> [TASK INSTRUCTIONS]
The records below must be copied in full; omit the images.

■ ■ ■ ■ ■

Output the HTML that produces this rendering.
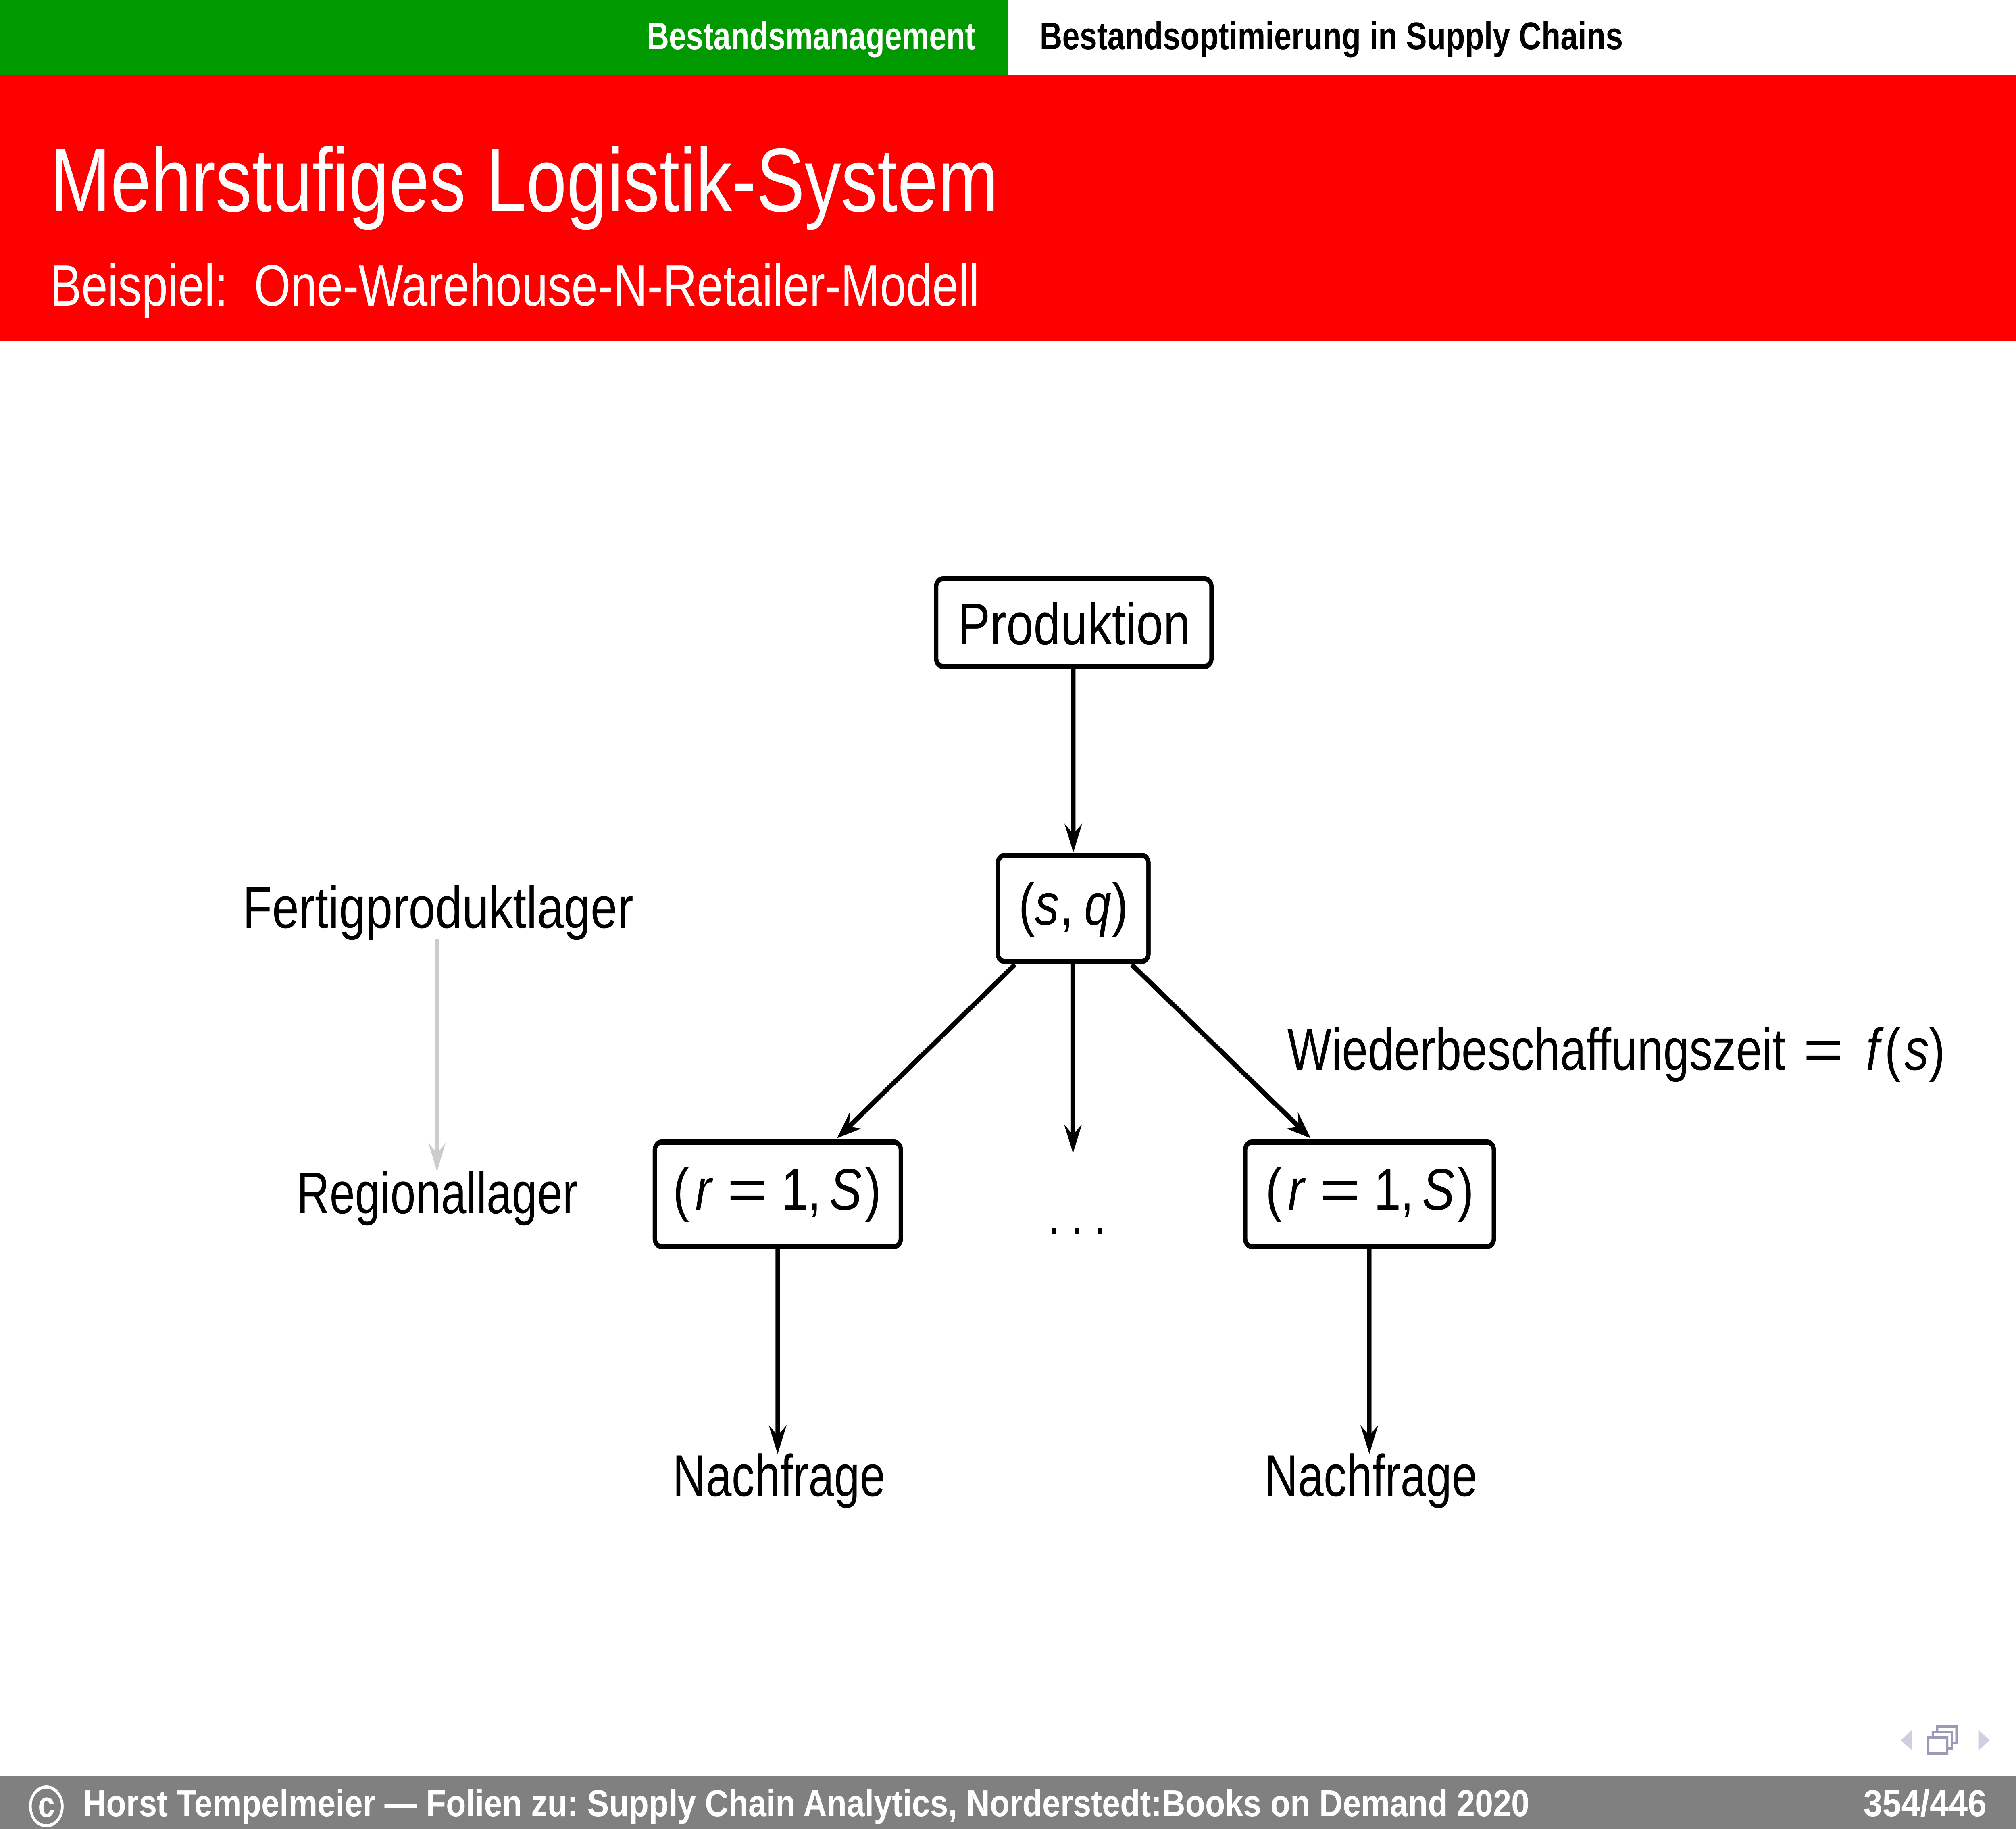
<!DOCTYPE html>
<html><head><meta charset="utf-8"><title>Mehrstufiges Logistik-System</title><style>
html,body{margin:0;padding:0;background:#fff;width:100%;height:100%;overflow:hidden;}
svg{display:block;position:fixed;left:0;top:0;width:100vw;height:100vh;}
text{font-family:"Liberation Sans",sans-serif;}
.it{font-style:italic;}
</style></head><body>
<svg viewBox="0 0 6048 4536" preserveAspectRatio="none" xmlns="http://www.w3.org/2000/svg">
<rect width="6048" height="4536" fill="#fff"/>
<!-- header -->
<rect x="0" y="0" width="3024" height="187" fill="#009900"/>
<rect x="0" y="187" width="6048" height="658" fill="#ff0000"/>
<text x="1940" y="122" font-size="96" font-weight="bold" fill="#fff" textLength="986" lengthAdjust="spacingAndGlyphs">Bestandsmanagement</text>
<text x="3119" y="122" font-size="96" font-weight="bold" fill="#000" textLength="1750" lengthAdjust="spacingAndGlyphs">Bestandsoptimierung in Supply Chains</text>
<text x="150" y="524" font-size="224" fill="#fff" textLength="2845" lengthAdjust="spacingAndGlyphs">Mehrstufiges Logistik-System</text>
<text x="150" y="758" font-size="145" fill="#fff" textLength="2788" lengthAdjust="spacingAndGlyphs" xml:space="preserve">Beispiel:  One-Warehouse-N-Retailer-Modell</text>

<!-- connectors -->
<g stroke="#000" stroke-width="13" fill="none">
<path d="M3220 1659 V2074"/>
<path d="M3045 2392 L2542 2798"/>
<path d="M3395 2392 L3901 2798"/>
<path d="M3219 2391 V2820"/>
<path d="M2333 3098 V3566"/>
<path d="M4108 3098 V3566"/>
</g>
<g fill="#000">
<polygon points="3220,2114 3193,2042 3220,2068 3247,2042"/>
<polygon points="2511,2823 2584,2799 2547,2794 2550,2757"/>
<polygon points="3932,2823 3859,2799 3896,2794 3893,2757"/>
<polygon points="3219,2860 3192,2788 3219,2814 3246,2788"/>
<polygon points="2333,3606 2306,3534 2333,3560 2360,3534"/>
<polygon points="4108,3606 4081,3534 4108,3560 4135,3534"/>
</g>
<path d="M1311 2329 V2866" stroke="#cccccc" stroke-width="12" fill="none"/>
<polygon points="1311,2906 1285,2834 1311,2860 1337,2834" fill="#cccccc"/>

<!-- boxes -->
<g fill="#fff" stroke="#000" stroke-width="13">
<rect x="2808.5" y="1435.5" width="826" height="217" rx="20"/>
<rect x="2993.5" y="2121.5" width="452" height="263" rx="20"/>
<rect x="1964.5" y="2832.5" width="738" height="259" rx="20"/>
<rect x="3735.5" y="2832.5" width="746" height="259" rx="20"/>
</g>

<!-- node texts -->
<text x="2873" y="1598" font-size="146" fill="#000" textLength="698" lengthAdjust="spacingAndGlyphs">Produktion</text>

<g font-size="146" fill="#000" text-anchor="middle">
<!-- (s, q) -->
<text x="3080" y="2293">(</text>
<text x="3141" y="2293" class="it">s</text>
<text x="3200" y="2293">,</text>
<text x="3293" y="2293" class="it">q</text>
<text x="3360" y="2293">)</text>
<!-- right (r = 1, S) -->
<text x="3821" y="3000">(</text>
<text x="3888" y="3000" class="it">r</text>
<text x="4020" y="3000" textLength="121" lengthAdjust="spacingAndGlyphs">=</text>
<text x="4162" y="3000">1</text>
<text x="4221" y="3000">,</text>
<text x="4315" y="3000" class="it">S</text>
<text x="4397" y="3000">)</text>
<!-- left (r = 1, S) -->
<text x="2043" y="3000">(</text>
<text x="2110" y="3000" class="it">r</text>
<text x="2242" y="3000" textLength="121" lengthAdjust="spacingAndGlyphs">=</text>
<text x="2384" y="3000">1</text>
<text x="2443" y="3000">,</text>
<text x="2537" y="3000" class="it">S</text>
<text x="2619" y="3000">)</text>
<!-- dots -->
<text x="3162" y="3061">.</text>
<text x="3231" y="3061">.</text>
<text x="3300" y="3061">.</text>
<!-- = f(s) -->
<text x="5470" y="2653" textLength="121" lengthAdjust="spacingAndGlyphs">=</text>
<text x="5618" y="2653" class="it">f</text>
<text x="5678" y="2653">(</text>
<text x="5750" y="2653" class="it">s</text>
<text x="5811" y="2653">)</text>
</g>

<g font-size="146" fill="#000">
<text x="3862" y="2653" textLength="1494" lengthAdjust="spacingAndGlyphs">Wiederbeschaffungszeit</text>
<text x="728" y="2301" textLength="1172" lengthAdjust="spacingAndGlyphs">Fertigproduktlager</text>
<text x="890" y="3009" textLength="843" lengthAdjust="spacingAndGlyphs">Regionallager</text>
<text x="2018" y="3710" textLength="638" lengthAdjust="spacingAndGlyphs">Nachfrage</text>
<text x="3794" y="3710" textLength="638" lengthAdjust="spacingAndGlyphs">Nachfrage</text>
</g>

<!-- nav icons -->
<polygon points="5736,4290 5736,4341 5702,4316" fill="#cfcfe0"/>
<polygon points="5935,4290 5935,4341 5969,4316" fill="#cfcfe0"/>
<g fill="#fff" stroke="#9b9bb8" stroke-width="7">
<rect x="5811.5" y="4281.5" width="58" height="41"/>
<rect x="5798.5" y="4295.5" width="57" height="40"/>
<rect x="5784.5" y="4308.5" width="57" height="41"/>
</g>

<!-- footer -->
<rect x="0" y="4405" width="6048" height="131" fill="#808080"/>
<circle cx="139" cy="4480" r="48" fill="none" stroke="#fff" stroke-width="8"/>
<text x="139" y="4506" font-size="90" font-weight="bold" fill="#fff" text-anchor="middle">c</text>
<text x="248" y="4504" font-size="93" font-weight="bold" fill="#fff" textLength="4340" lengthAdjust="spacingAndGlyphs">Horst Tempelmeier — Folien zu: Supply Chain Analytics, Norderstedt:Books on Demand 2020</text>
<text x="5590" y="4504" font-size="93" font-weight="bold" fill="#fff" textLength="370" lengthAdjust="spacingAndGlyphs">354/446</text>
</svg>
</body></html>
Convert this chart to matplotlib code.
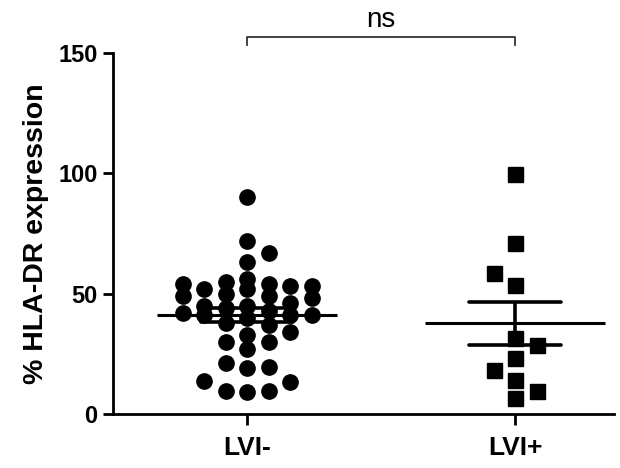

■ ■ ■ ■ ■

> [ANSWER TO THE PROBLEM]
Output the HTML that produces this rendering.
<!DOCTYPE html>
<html><head><meta charset="utf-8"><title>Mehrstufiges Logistik-System</title><style>
html,body{margin:0;padding:0;background:#fff;width:100%;height:100%;overflow:hidden;}
svg{display:block;position:fixed;left:0;top:0;width:100vw;height:100vh;}
text{font-family:"Liberation Sans",sans-serif;}
.it{font-style:italic;}
</style></head><body>
<svg viewBox="0 0 6048 4536" preserveAspectRatio="none" xmlns="http://www.w3.org/2000/svg">
<rect width="6048" height="4536" fill="#fff"/>
<!-- header -->
<rect x="0" y="0" width="3024" height="187" fill="#009900"/>
<rect x="0" y="187" width="6048" height="658" fill="#ff0000"/>
<text x="1940" y="122" font-size="96" font-weight="bold" fill="#fff" textLength="986" lengthAdjust="spacingAndGlyphs">Bestandsmanagement</text>
<text x="3119" y="122" font-size="96" font-weight="bold" fill="#000" textLength="1750" lengthAdjust="spacingAndGlyphs">Bestandsoptimierung in Supply Chains</text>
<text x="150" y="524" font-size="224" fill="#fff" textLength="2845" lengthAdjust="spacingAndGlyphs">Mehrstufiges Logistik-System</text>
<text x="150" y="758" font-size="145" fill="#fff" textLength="2788" lengthAdjust="spacingAndGlyphs" xml:space="preserve">Beispiel:  One-Warehouse-N-Retailer-Modell</text>

<!-- connectors -->
<g stroke="#000" stroke-width="13" fill="none">
<path d="M3220 1659 V2074"/>
<path d="M3045 2392 L2542 2798"/>
<path d="M3395 2392 L3901 2798"/>
<path d="M3219 2391 V2820"/>
<path d="M2333 3098 V3566"/>
<path d="M4108 3098 V3566"/>
</g>
<g fill="#000">
<polygon points="3220,2114 3193,2042 3220,2068 3247,2042"/>
<polygon points="2511,2823 2584,2799 2547,2794 2550,2757"/>
<polygon points="3932,2823 3859,2799 3896,2794 3893,2757"/>
<polygon points="3219,2860 3192,2788 3219,2814 3246,2788"/>
<polygon points="2333,3606 2306,3534 2333,3560 2360,3534"/>
<polygon points="4108,3606 4081,3534 4108,3560 4135,3534"/>
</g>
<path d="M1311 2329 V2866" stroke="#cccccc" stroke-width="12" fill="none"/>
<polygon points="1311,2906 1285,2834 1311,2860 1337,2834" fill="#cccccc"/>

<!-- boxes -->
<g fill="#fff" stroke="#000" stroke-width="13">
<rect x="2808.5" y="1435.5" width="826" height="217" rx="20"/>
<rect x="2993.5" y="2121.5" width="452" height="263" rx="20"/>
<rect x="1964.5" y="2832.5" width="738" height="259" rx="20"/>
<rect x="3735.5" y="2832.5" width="746" height="259" rx="20"/>
</g>

<!-- node texts -->
<text x="2873" y="1598" font-size="146" fill="#000" textLength="698" lengthAdjust="spacingAndGlyphs">Produktion</text>

<g font-size="146" fill="#000" text-anchor="middle">
<!-- (s, q) -->
<text x="3080" y="2293">(</text>
<text x="3141" y="2293" class="it">s</text>
<text x="3200" y="2293">,</text>
<text x="3293" y="2293" class="it">q</text>
<text x="3360" y="2293">)</text>
<!-- right (r = 1, S) -->
<text x="3821" y="3000">(</text>
<text x="3888" y="3000" class="it">r</text>
<text x="4020" y="3000" textLength="121" lengthAdjust="spacingAndGlyphs">=</text>
<text x="4162" y="3000">1</text>
<text x="4221" y="3000">,</text>
<text x="4315" y="3000" class="it">S</text>
<text x="4397" y="3000">)</text>
<!-- left (r = 1, S) -->
<text x="2043" y="3000">(</text>
<text x="2110" y="3000" class="it">r</text>
<text x="2242" y="3000" textLength="121" lengthAdjust="spacingAndGlyphs">=</text>
<text x="2384" y="3000">1</text>
<text x="2443" y="3000">,</text>
<text x="2537" y="3000" class="it">S</text>
<text x="2619" y="3000">)</text>
<!-- dots -->
<text x="3162" y="3061">.</text>
<text x="3231" y="3061">.</text>
<text x="3300" y="3061">.</text>
<!-- = f(s) -->
<text x="5470" y="2653" textLength="121" lengthAdjust="spacingAndGlyphs">=</text>
<text x="5618" y="2653" class="it">f</text>
<text x="5678" y="2653">(</text>
<text x="5750" y="2653" class="it">s</text>
<text x="5811" y="2653">)</text>
</g>

<g font-size="146" fill="#000">
<text x="3862" y="2653" textLength="1494" lengthAdjust="spacingAndGlyphs">Wiederbeschaffungszeit</text>
<text x="728" y="2301" textLength="1172" lengthAdjust="spacingAndGlyphs">Fertigproduktlager</text>
<text x="890" y="3009" textLength="843" lengthAdjust="spacingAndGlyphs">Regionallager</text>
<text x="2018" y="3710" textLength="638" lengthAdjust="spacingAndGlyphs">Nachfrage</text>
<text x="3794" y="3710" textLength="638" lengthAdjust="spacingAndGlyphs">Nachfrage</text>
</g>

<!-- nav icons -->
<polygon points="5736,4290 5736,4341 5702,4316" fill="#cfcfe0"/>
<polygon points="5935,4290 5935,4341 5969,4316" fill="#cfcfe0"/>
<g fill="#fff" stroke="#9b9bb8" stroke-width="7">
<rect x="5811.5" y="4281.5" width="58" height="41"/>
<rect x="5798.5" y="4295.5" width="57" height="40"/>
<rect x="5784.5" y="4308.5" width="57" height="41"/>
</g>

<!-- footer -->
<rect x="0" y="4405" width="6048" height="131" fill="#808080"/>
<circle cx="139" cy="4480" r="48" fill="none" stroke="#fff" stroke-width="8"/>
<text x="139" y="4506" font-size="90" font-weight="bold" fill="#fff" text-anchor="middle">c</text>
<text x="248" y="4504" font-size="93" font-weight="bold" fill="#fff" textLength="4340" lengthAdjust="spacingAndGlyphs">Horst Tempelmeier — Folien zu: Supply Chain Analytics, Norderstedt:Books on Demand 2020</text>
<text x="5590" y="4504" font-size="93" font-weight="bold" fill="#fff" textLength="370" lengthAdjust="spacingAndGlyphs">354/446</text>
</svg>
</body></html>
Convert this chart to matplotlib code.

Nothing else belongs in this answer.